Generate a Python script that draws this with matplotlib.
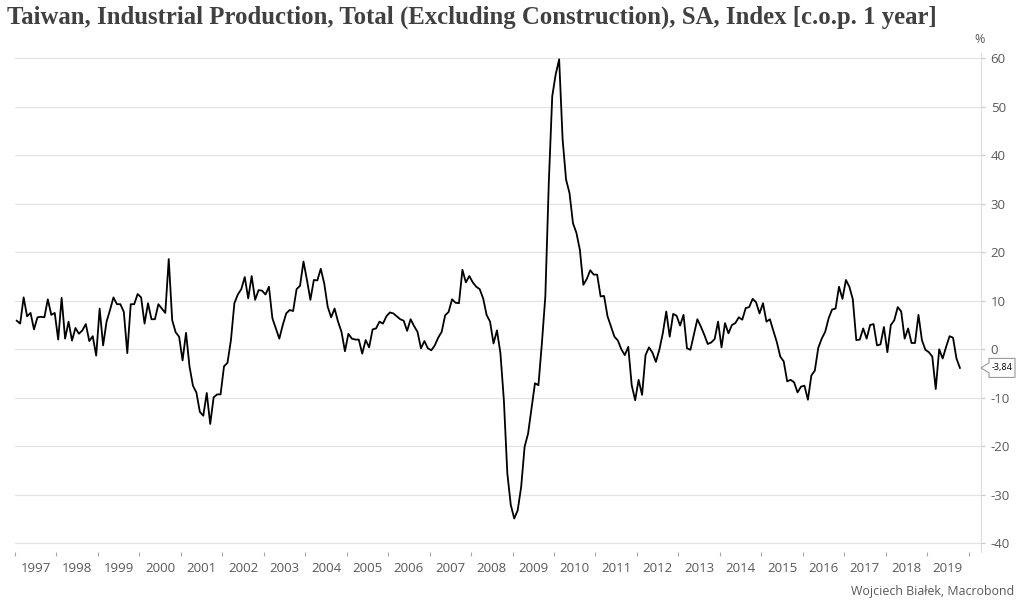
import matplotlib
matplotlib.use("Agg")
import matplotlib.pyplot as plt
import matplotlib.transforms as mtransforms
from matplotlib.patches import Polygon
import numpy as np

title = "Taiwan, Industrial Production, Total (Excluding Construction), SA, Index [c.o.p. 1 year]"
credit = "Wojciech Białek, Macrobond"
unit_label = "%"
start_year = 1997
year_labels = list(range(1997, 2020))
y_ticks = [-40, -30, -20, -10, 0, 10, 20, 30, 40, 50, 60]
last_label = "-3,84"

# monthly y/y change, Jan 1997 .. Oct 2019
ip_yoy = [
    5.9, 5.3, 10.7, 6.8, 7.5, 4.1, 6.6, 6.7, 6.6, 10.3, 7.1, 7.5,        # 1997
    2.0, 10.6, 2.2, 5.7, 1.8, 4.4, 3.2, 3.9, 5.2, 1.7, 2.7, -1.3,       # 1998
    8.4, 0.8, 5.7, 8.1, 10.7, 9.3, 9.3, 7.7, -0.8, 9.3, 9.3, 11.4,      # 1999
    10.7, 5.3, 9.5, 6.2, 6.2, 9.3, 8.4, 7.5, 18.6, 6.0, 3.5, 2.6,       # 2000
    -2.3, 3.4, -3.5, -7.5, -8.9, -12.9, -13.7, -9.0, -15.4, -9.9, -9.3, -9.3,  # 2001
    -3.5, -2.8, 1.9, 9.5, 11.3, 12.4, 14.9, 10.5, 15.1, 10.2, 12.2, 12.1,      # 2002
    11.3, 12.9, 6.4, 4.3, 2.2, 5.0, 7.4, 8.1, 7.9, 12.4, 13.1, 18.1,    # 2003
    14.3, 10.2, 14.3, 14.2, 16.6, 13.6, 8.8, 6.6, 8.4, 5.7, 3.6, -0.4,  # 2004
    3.2, 2.2, 2.0, 2.0, -0.9, 1.9, 0.4, 4.1, 4.3, 5.7, 5.3, 6.8,        # 2005
    7.6, 7.4, 6.8, 6.2, 5.9, 3.8, 6.2, 4.8, 3.6, 0.2, 1.7, 0.2,         # 2006
    -0.2, 0.8, 2.4, 3.6, 7.0, 7.7, 10.3, 9.6, 9.5, 16.4, 13.8, 15.1,    # 2007
    13.8, 12.9, 12.4, 10.5, 7.1, 5.7, 1.2, 3.9, -0.8, -10.5, -25.6, -32.1,     # 2008
    -34.9, -33.2, -28.4, -20.1, -17.4, -12.2, -7.0, -7.4, 1.2, 10.9, 34.3, 52.2,  # 2009
    56.7, 59.8, 43.3, 35.0, 32.2, 26.0, 24.0, 20.5, 13.3, 14.5, 16.3, 15.4,   # 2010
    15.4, 10.9, 11.0, 6.8, 4.7, 2.6, 1.8, 0.0, -1.2, 0.5, -7.4, -10.5,  # 2011
    -6.3, -9.4, -1.2, 0.4, -0.7, -2.6, -0.1, 3.3, 7.8, 2.6, 7.3, 6.9,   # 2012
    4.9, 7.1, 0.2, -0.1, 3.0, 6.2, 4.7, 3.0, 1.1, 1.4, 2.1, 5.7,        # 2013
    0.4, 5.4, 3.3, 5.0, 5.4, 6.6, 6.1, 8.5, 8.7, 10.4, 9.7, 7.4,        # 2014
    9.5, 5.7, 6.2, 3.8, 1.5, -1.5, -2.5, -6.6, -6.3, -6.8, -8.9, -7.7,  # 2015
    -7.5, -10.4, -5.4, -4.4, 0.3, 2.2, 3.6, 6.4, 8.2, 8.4, 12.9, 10.4,  # 2016
    14.3, 12.9, 10.3, 1.9, 2.0, 4.3, 2.2, 5.0, 5.2, 0.8, 1.0, 4.6,      # 2017
    -0.6, 5.0, 6.0, 8.7, 7.8, 2.2, 4.3, 1.3, 1.3, 7.1, 1.9, -0.1,       # 2018
    -0.6, -1.5, -8.2, 0.0, -1.9, 0.5, 2.7, 2.4, -1.9, -3.84,            # 2019
]

months = np.arange(len(ip_yoy))
x = start_year + (months + 0.5) / 12.0
last_value = ip_yoy[-1]

text_gray = "#595959"
grid_gray = "#e3e3e3"
axis_gray = "#c8c8c8"

fig = plt.figure(figsize=(10.24, 6.08), dpi=100)
W, H = 1024, 608
ax = fig.add_axes([15 / W, (H - 552) / H, (981 - 15) / W, (552 - 53) / H])

ax.plot(x, ip_yoy, color="black", lw=1.3, solid_joinstyle="round", zorder=3)

ax.set_xlim(start_year, start_year + 23.3)
ax.set_ylim(-41.8, 61.1)
ax.set_autoscale_on(False)

# y axis on the right
ax.yaxis.tick_right()
ax.set_yticks(y_ticks)
ax.set_yticklabels([str(v) for v in y_ticks])
ax.tick_params(axis="y", which="major", length=3, width=0.8, color=axis_gray,
               labelcolor=text_gray, labelsize=9.5, pad=4)
ax.yaxis.grid(True, color=grid_gray, lw=0.9)
ax.set_axisbelow(True)

# x axis: ticks at year boundaries, labels centred in the year
ax.set_xticks(list(range(start_year, start_year + len(year_labels) + 1)))
ax.set_xticklabels([])
ax.set_xticks([y + 0.5 for y in year_labels], minor=True)
ax.set_xticklabels([str(y) for y in year_labels], minor=True)
ax.tick_params(axis="x", which="major", length=3, width=0.8, color="#a6a6a6", direction="out")
ax.tick_params(axis="x", which="minor", length=0, labelcolor=text_gray, labelsize=9.5, pad=7)

for s in ["left", "top", "bottom"]:
    ax.spines[s].set_visible(False)
ax.spines["right"].set_color("#dcdcdc")
ax.spines["right"].set_linewidth(0.8)

for lab in ax.get_xticklabels(minor=True) + ax.get_yticklabels():
    lab.set_fontfamily("Open Sans")

# unit label above the axis
ax.annotate(unit_label, xy=(1, 1), xycoords="axes fraction", xytext=(-1, 9.5),
            textcoords="offset points", ha="center", va="center",
            fontsize=9, color=text_gray, family="Open Sans")

# last value callout
anchor = mtransforms.ScaledTranslation(1, last_value, ax.get_yaxis_transform())
pt_trans = mtransforms.Affine2D().scale(1 / 72.0) + fig.dpi_scale_trans + anchor
s = 0.72
verts = [(0, 0), (8 * s, 5 * s), (8 * s, 9.5 * s), (34 * s, 9.5 * s),
         (34 * s, -9.5 * s), (8 * s, -9.5 * s), (8 * s, -5 * s)]
callout = Polygon(verts, closed=True, facecolor="white", edgecolor="#9a9a9a",
                  lw=0.8, transform=pt_trans, clip_on=False, zorder=6)
ax.add_artist(callout)
ax.annotate(last_label, xy=(1, last_value), xycoords=ax.get_yaxis_transform(),
            xytext=(21.5 * s, 0), textcoords="offset points", ha="center", va="center",
            fontsize=6.5, color="black", family="Open Sans", annotation_clip=False,
            zorder=7)

# title and credit
fig.text(7 / W, 1 - 17 / H, title, ha="left", va="center", fontsize=17.8,
         fontweight="bold", family="Liberation Serif", color="#404040")
fig.text(1014 / W, 1 - 591 / H, credit, ha="right", va="center", fontsize=8.9,
         color=text_gray, family="Open Sans")

fig.savefig("out.png", dpi=100)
****
Work to complete » Leave out the pictures and restate, word for word, the lines from the top of the data through the line containing "import numpy as np", both included.

Task solution »
Generate a Python script that draws this with matplotlib.
import matplotlib
matplotlib.use("Agg")
import matplotlib.pyplot as plt
import matplotlib.transforms as mtransforms
from matplotlib.patches import Polygon
import numpy as np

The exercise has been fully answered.